(Task brief) Repeat verbatim only the lines from the one with "Output the LaTeX" through the one with "minimum width=211.5pt, minimum", both ends kept. Pictures stay out.

(Data section)
..........
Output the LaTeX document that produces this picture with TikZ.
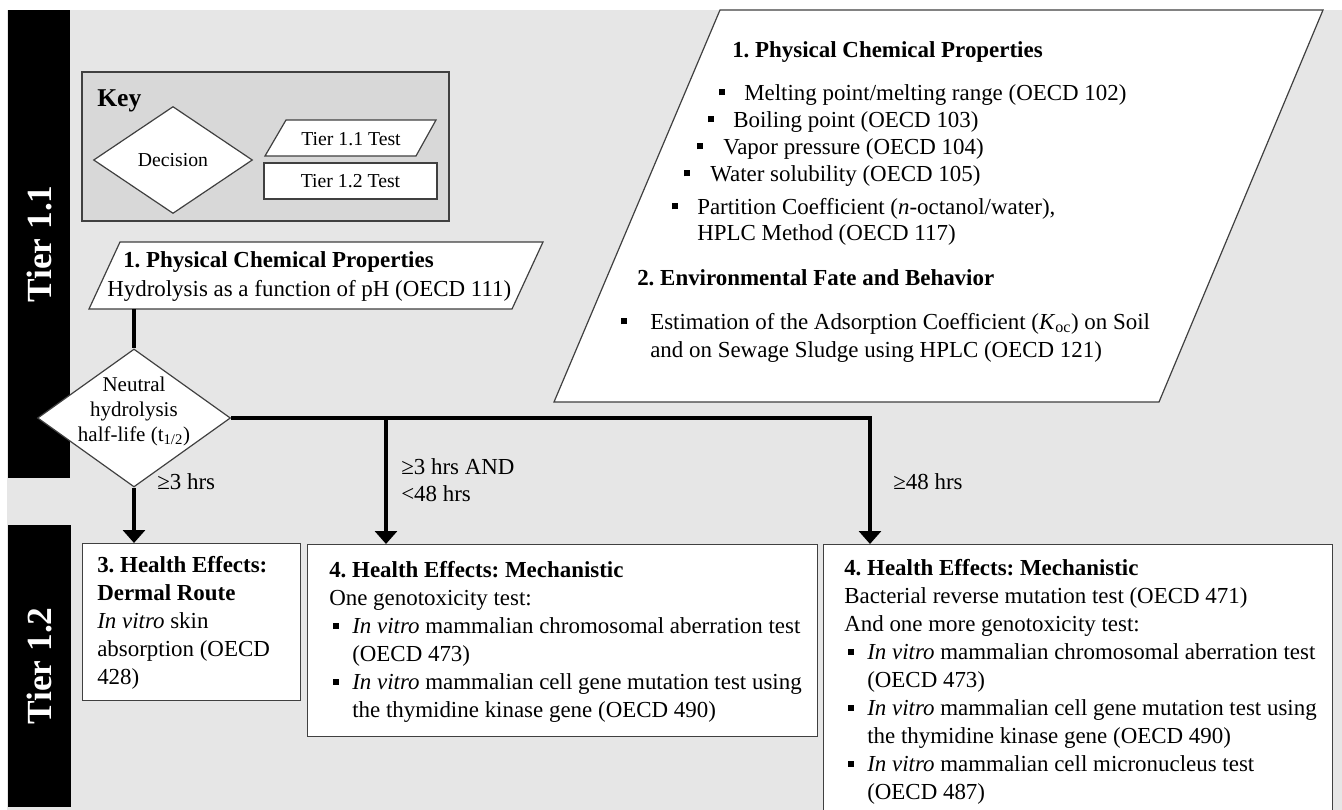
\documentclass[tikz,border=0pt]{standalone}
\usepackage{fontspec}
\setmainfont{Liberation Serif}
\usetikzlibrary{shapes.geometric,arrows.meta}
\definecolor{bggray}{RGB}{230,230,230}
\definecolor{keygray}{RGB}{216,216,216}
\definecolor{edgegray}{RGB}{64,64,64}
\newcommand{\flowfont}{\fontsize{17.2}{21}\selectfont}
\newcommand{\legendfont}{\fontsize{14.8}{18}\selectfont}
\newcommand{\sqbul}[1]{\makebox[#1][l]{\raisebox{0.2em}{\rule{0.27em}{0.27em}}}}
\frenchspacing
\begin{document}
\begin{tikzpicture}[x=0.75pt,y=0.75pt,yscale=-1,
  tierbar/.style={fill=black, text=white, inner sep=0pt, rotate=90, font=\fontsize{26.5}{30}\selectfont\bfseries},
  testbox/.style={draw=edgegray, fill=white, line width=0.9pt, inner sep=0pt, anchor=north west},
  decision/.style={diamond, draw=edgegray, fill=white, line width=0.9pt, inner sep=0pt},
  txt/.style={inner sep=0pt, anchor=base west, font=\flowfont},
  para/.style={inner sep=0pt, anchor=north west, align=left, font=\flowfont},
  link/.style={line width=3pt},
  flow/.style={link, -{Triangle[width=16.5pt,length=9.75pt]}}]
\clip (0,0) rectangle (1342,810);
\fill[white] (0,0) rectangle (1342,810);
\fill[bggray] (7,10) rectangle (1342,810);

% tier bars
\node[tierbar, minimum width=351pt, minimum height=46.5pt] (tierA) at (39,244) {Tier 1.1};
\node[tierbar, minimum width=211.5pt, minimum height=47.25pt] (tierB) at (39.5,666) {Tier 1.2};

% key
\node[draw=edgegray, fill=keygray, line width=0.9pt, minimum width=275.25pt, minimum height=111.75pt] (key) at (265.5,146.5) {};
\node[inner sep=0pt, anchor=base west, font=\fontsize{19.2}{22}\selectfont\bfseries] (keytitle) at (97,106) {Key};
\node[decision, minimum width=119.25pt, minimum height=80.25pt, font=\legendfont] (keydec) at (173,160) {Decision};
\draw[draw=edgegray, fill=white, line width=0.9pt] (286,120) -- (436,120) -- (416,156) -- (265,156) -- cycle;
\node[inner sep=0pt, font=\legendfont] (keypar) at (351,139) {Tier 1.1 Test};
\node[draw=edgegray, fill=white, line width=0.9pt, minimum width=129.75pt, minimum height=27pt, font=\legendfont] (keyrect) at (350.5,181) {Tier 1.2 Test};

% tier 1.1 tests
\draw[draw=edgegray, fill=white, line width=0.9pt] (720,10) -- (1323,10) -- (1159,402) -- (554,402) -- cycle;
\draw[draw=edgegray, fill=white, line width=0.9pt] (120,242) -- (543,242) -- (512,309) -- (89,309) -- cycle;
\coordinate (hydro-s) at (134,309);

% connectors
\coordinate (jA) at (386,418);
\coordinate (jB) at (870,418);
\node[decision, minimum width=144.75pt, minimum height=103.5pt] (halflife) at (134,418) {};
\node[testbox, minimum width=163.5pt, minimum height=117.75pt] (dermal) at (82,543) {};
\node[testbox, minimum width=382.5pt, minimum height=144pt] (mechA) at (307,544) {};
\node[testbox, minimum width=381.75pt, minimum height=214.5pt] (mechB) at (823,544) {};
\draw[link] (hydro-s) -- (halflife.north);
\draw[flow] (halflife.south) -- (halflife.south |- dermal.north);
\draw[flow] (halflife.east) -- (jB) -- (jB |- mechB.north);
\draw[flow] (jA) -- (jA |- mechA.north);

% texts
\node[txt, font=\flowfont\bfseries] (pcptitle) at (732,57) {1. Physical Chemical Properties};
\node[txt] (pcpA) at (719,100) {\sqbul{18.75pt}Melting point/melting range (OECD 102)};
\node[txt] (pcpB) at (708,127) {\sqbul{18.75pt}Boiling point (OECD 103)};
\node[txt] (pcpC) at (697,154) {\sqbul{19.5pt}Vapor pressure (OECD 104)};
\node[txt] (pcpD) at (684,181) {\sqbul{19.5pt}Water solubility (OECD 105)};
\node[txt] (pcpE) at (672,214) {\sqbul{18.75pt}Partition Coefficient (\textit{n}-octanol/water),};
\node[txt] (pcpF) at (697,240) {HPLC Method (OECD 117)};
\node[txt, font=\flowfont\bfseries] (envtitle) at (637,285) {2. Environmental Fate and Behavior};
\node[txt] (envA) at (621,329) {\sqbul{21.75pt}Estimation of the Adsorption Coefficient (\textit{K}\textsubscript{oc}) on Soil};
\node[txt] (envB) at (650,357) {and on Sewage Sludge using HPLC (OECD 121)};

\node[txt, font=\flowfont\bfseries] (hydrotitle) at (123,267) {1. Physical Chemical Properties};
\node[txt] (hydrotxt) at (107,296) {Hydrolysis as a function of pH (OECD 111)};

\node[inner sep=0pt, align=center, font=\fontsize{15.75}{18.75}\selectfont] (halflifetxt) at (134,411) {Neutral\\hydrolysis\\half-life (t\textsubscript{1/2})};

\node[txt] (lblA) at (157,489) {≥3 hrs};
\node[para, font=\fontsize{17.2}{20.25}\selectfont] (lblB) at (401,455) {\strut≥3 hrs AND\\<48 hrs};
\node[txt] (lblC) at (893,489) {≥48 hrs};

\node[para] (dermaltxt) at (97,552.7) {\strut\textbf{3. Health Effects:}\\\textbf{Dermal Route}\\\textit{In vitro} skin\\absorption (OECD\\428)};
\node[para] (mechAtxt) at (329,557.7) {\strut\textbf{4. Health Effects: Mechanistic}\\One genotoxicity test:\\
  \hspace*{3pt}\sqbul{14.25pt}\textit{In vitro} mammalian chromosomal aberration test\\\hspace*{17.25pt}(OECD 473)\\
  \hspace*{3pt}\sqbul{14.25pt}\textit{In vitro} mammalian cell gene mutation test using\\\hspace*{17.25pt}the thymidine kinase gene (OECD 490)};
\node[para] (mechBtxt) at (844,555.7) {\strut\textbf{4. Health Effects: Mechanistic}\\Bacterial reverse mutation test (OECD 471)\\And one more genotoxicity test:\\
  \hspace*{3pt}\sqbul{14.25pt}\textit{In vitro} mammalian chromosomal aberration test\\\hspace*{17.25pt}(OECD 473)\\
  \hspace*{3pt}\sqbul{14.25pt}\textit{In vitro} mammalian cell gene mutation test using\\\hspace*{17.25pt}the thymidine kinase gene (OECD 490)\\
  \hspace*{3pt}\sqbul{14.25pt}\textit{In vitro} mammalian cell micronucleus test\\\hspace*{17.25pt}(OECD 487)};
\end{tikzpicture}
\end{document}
..........
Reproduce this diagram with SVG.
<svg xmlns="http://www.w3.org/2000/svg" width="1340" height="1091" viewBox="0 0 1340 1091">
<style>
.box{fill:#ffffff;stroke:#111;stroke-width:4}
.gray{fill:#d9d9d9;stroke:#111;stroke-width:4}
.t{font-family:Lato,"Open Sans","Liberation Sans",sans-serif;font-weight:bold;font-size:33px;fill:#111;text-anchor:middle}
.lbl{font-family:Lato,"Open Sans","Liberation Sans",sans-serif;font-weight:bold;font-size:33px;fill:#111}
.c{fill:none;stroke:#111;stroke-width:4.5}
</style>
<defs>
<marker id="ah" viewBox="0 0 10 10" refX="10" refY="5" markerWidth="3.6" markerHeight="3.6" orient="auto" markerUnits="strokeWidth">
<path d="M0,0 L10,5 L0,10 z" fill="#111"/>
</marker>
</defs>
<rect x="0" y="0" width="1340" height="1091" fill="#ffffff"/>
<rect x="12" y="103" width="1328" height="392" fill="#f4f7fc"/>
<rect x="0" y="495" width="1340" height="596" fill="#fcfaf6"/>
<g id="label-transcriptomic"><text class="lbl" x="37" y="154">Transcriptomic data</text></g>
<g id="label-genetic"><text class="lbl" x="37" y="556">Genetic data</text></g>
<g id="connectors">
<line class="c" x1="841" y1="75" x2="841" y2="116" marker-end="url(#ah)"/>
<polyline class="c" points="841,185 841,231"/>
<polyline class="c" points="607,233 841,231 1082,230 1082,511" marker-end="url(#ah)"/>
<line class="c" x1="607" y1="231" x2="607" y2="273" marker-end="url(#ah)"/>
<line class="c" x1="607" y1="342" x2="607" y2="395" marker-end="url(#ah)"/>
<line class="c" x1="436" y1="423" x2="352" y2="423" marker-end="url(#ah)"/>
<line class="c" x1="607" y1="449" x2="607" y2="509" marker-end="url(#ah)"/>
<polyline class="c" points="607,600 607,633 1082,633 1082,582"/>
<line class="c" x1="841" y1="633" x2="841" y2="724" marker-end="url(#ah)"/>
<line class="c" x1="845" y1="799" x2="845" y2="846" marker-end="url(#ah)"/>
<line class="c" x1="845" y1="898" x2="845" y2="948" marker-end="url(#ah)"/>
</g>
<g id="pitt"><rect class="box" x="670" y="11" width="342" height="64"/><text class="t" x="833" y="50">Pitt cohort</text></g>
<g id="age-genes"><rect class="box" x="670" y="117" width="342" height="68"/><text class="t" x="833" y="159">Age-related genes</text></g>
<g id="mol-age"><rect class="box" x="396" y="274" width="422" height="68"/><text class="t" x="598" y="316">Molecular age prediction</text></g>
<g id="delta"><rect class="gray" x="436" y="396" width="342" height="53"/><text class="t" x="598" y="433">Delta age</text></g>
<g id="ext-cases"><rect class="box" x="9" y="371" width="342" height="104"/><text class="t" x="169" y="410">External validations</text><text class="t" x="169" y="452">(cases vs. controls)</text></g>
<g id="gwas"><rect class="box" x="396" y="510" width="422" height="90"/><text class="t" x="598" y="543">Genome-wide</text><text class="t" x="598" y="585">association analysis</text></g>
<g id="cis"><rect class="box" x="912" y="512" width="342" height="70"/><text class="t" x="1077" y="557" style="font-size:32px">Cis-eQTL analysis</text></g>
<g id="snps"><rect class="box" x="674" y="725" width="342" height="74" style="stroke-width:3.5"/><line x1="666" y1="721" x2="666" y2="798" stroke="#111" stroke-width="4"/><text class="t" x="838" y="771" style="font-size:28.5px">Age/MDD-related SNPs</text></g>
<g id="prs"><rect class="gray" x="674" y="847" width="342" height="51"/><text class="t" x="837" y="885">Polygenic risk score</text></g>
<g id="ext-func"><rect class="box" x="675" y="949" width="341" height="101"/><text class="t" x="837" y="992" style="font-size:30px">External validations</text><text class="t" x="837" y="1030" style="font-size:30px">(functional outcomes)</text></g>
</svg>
..........
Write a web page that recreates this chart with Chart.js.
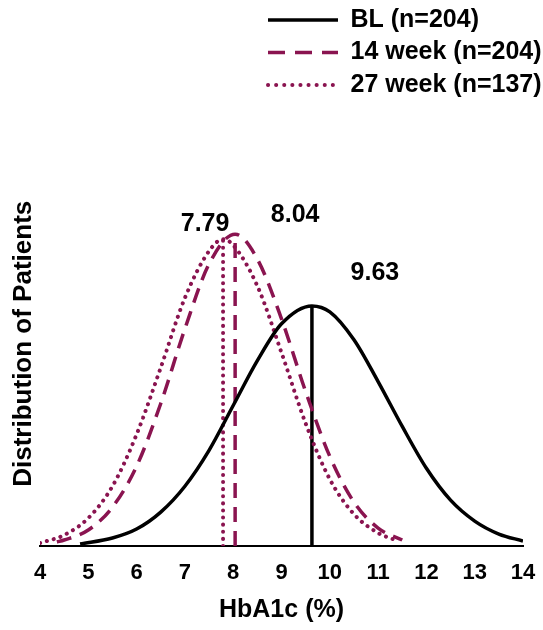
..........
(Finished exercise)
Output the LaTeX document that produces this picture with TikZ.
\documentclass[tikz,border=0pt]{standalone}
\usepackage{fontspec}
\setmainfont{Liberation Serif}
\usetikzlibrary{shapes.geometric,arrows.meta}
\definecolor{bggray}{RGB}{230,230,230}
\definecolor{keygray}{RGB}{216,216,216}
\definecolor{edgegray}{RGB}{64,64,64}
\newcommand{\flowfont}{\fontsize{17.2}{21}\selectfont}
\newcommand{\legendfont}{\fontsize{14.8}{18}\selectfont}
\newcommand{\sqbul}[1]{\makebox[#1][l]{\raisebox{0.2em}{\rule{0.27em}{0.27em}}}}
\frenchspacing
\begin{document}
\begin{tikzpicture}[x=0.75pt,y=0.75pt,yscale=-1,
  tierbar/.style={fill=black, text=white, inner sep=0pt, rotate=90, font=\fontsize{26.5}{30}\selectfont\bfseries},
  testbox/.style={draw=edgegray, fill=white, line width=0.9pt, inner sep=0pt, anchor=north west},
  decision/.style={diamond, draw=edgegray, fill=white, line width=0.9pt, inner sep=0pt},
  txt/.style={inner sep=0pt, anchor=base west, font=\flowfont},
  para/.style={inner sep=0pt, anchor=north west, align=left, font=\flowfont},
  link/.style={line width=3pt},
  flow/.style={link, -{Triangle[width=16.5pt,length=9.75pt]}}]
\clip (0,0) rectangle (1342,810);
\fill[white] (0,0) rectangle (1342,810);
\fill[bggray] (7,10) rectangle (1342,810);

% tier bars
\node[tierbar, minimum width=351pt, minimum height=46.5pt] (tierA) at (39,244) {Tier 1.1};
\node[tierbar, minimum width=211.5pt, minimum height=47.25pt] (tierB) at (39.5,666) {Tier 1.2};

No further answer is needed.